Four-pole double-throw antenna switch 257 is provided so that the television receiver can be connected directly to television antenna 258 when thrown to the right, or connected to the output of the decoder at the same time the antenna is connected to input coil 100 of the decoder when thrown to the left.

The signal voltage of the picture carrier can be adjusted by control 250. The signal voltage of the audio carrier can be adjusted by control 114. It is normally adjusted for a 4:1 reduction in signal power, which is half the voltage of the picture carrier.

Herein certain terms may be further defined.

A carrier-wave is to include the simple term "carrier" as well. A first modulation component is a broad term for a narrow flag burst or pulse corresponding. A second modulation component is a broad term for a wide flag burst or pulse corresponding. The term narrow may also be considered "short" and wide may be considered "long".

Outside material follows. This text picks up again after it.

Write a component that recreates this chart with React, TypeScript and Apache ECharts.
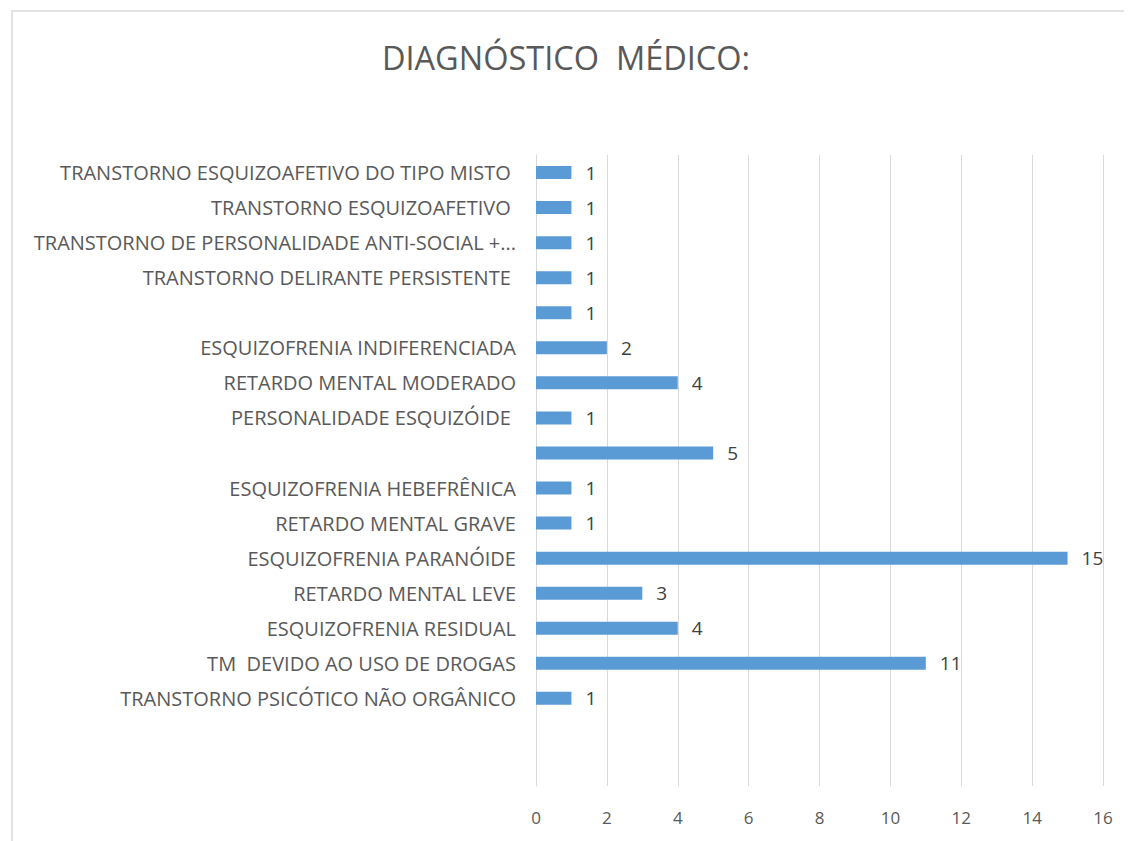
import React, { useEffect, useRef } from "react";
import * as echarts from "echarts";

const titleText = "DIAGNÓSTICO  MÉDICO:";

// bottom to top
const categories = [
  "",
  "",
  "TRANSTORNO PSICÓTICO NÃO ORGÂNICO",
  "TM  DEVIDO AO USO DE DROGAS",
  "ESQUIZOFRENIA RESIDUAL",
  "RETARDO MENTAL LEVE",
  "ESQUIZOFRENIA PARANÓIDE",
  "RETARDO MENTAL GRAVE",
  "ESQUIZOFRENIA HEBEFRÊNICA",
  "",
  "PERSONALIDADE ESQUIZÓIDE ",
  "RETARDO MENTAL MODERADO",
  "ESQUIZOFRENIA INDIFERENCIADA",
  " ",
  "TRANSTORNO DELIRANTE PERSISTENTE ",
  "TRANSTORNO DE PERSONALIDADE ANTI-SOCIAL +...",
  "TRANSTORNO ESQUIZOAFETIVO ",
  "TRANSTORNO ESQUIZOAFETIVO DO TIPO MISTO ",
];

const values: (number | null)[] = [
  null, null, 1, 11, 4, 3, 15, 1, 1, 5, 1, 4, 2, 1, 1, 1, 1, 1,
];

const xTicks = { min: 0, max: 16, interval: 2 };

export default function App() {
  const ref = useRef<HTMLDivElement>(null);
  useEffect(() => {
    if (!ref.current) return;
    const chart = echarts.init(ref.current, undefined, { renderer: "svg" });
    chart.setOption({
      animation: false,
      backgroundColor: "#ffffff",
      graphic: [
        {
          type: "rect",
          shape: { x: 12, y: 11, width: 1200, height: 900 },
          style: { fill: "none", stroke: "#d9d9d9", lineWidth: 1.5 },
          silent: true,
        },
      ],
      title: {
        text: titleText,
        left: "center",
        top: 36,
        textStyle: {
          fontFamily: "Open Sans, sans-serif",
          fontWeight: "normal",
          fontSize: 32.5,
          color: "#595959",
        },
      },
      grid: { left: 536, right: 29, top: 155, height: 631, containLabel: false },
      xAxis: {
        type: "value",
        min: xTicks.min,
        max: xTicks.max,
        interval: xTicks.interval,
        axisLine: { show: false },
        axisTick: { show: false },
        axisLabel: {
          margin: 23,
          fontFamily: "Open Sans, sans-serif",
          fontSize: 17,
          color: "#595959",
        },
        splitLine: { show: true, lineStyle: { color: "#d9d9d9", width: 1 } },
      },
      yAxis: {
        type: "category",
        data: categories,
        axisLine: { show: true, lineStyle: { color: "#d9d9d9", width: 1 } },
        axisTick: { show: false },
        axisLabel: {
          margin: 20,
          fontFamily: "Open Sans, sans-serif",
          fontSize: 20,
          color: "#595959",
          interval: 0,
        },
      },
      series: [
        {
          type: "bar",
          data: values,
          barWidth: 13,
          itemStyle: { color: "#5b9bd5" },
          label: {
            show: true,
            position: "right",
            distance: 14,
            fontFamily: "Open Sans, sans-serif",
            fontSize: 19,
            color: "#404040",
          },
        },
      ],
    });
    return () => chart.dispose();
  }, []);
  return <div ref={ref} style={{ width: 1132, height: 841, marginLeft: -8, marginTop: -8 }} />;
}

First circuit-code-determining-means may be the known punched card of the computer field, or an electrically conductive or magnetic card equivalent.

Selected characteristics are those associated with such cards, such as holes, electrically conductive segments, segments of magnetically permeable material, or poles of permanent magnetism.

Normally, the circuit-code-determining-means 173 and those employed at the several authorized receivers are identical, as identically punched cards. However, since the determination of circuit performance can be identical with any of the cards mentioned there is no restriction upon the type as long as the circuit performance determined thereby is the same as another type also employed. The term card is subject to wide interpretation, such as including a strip.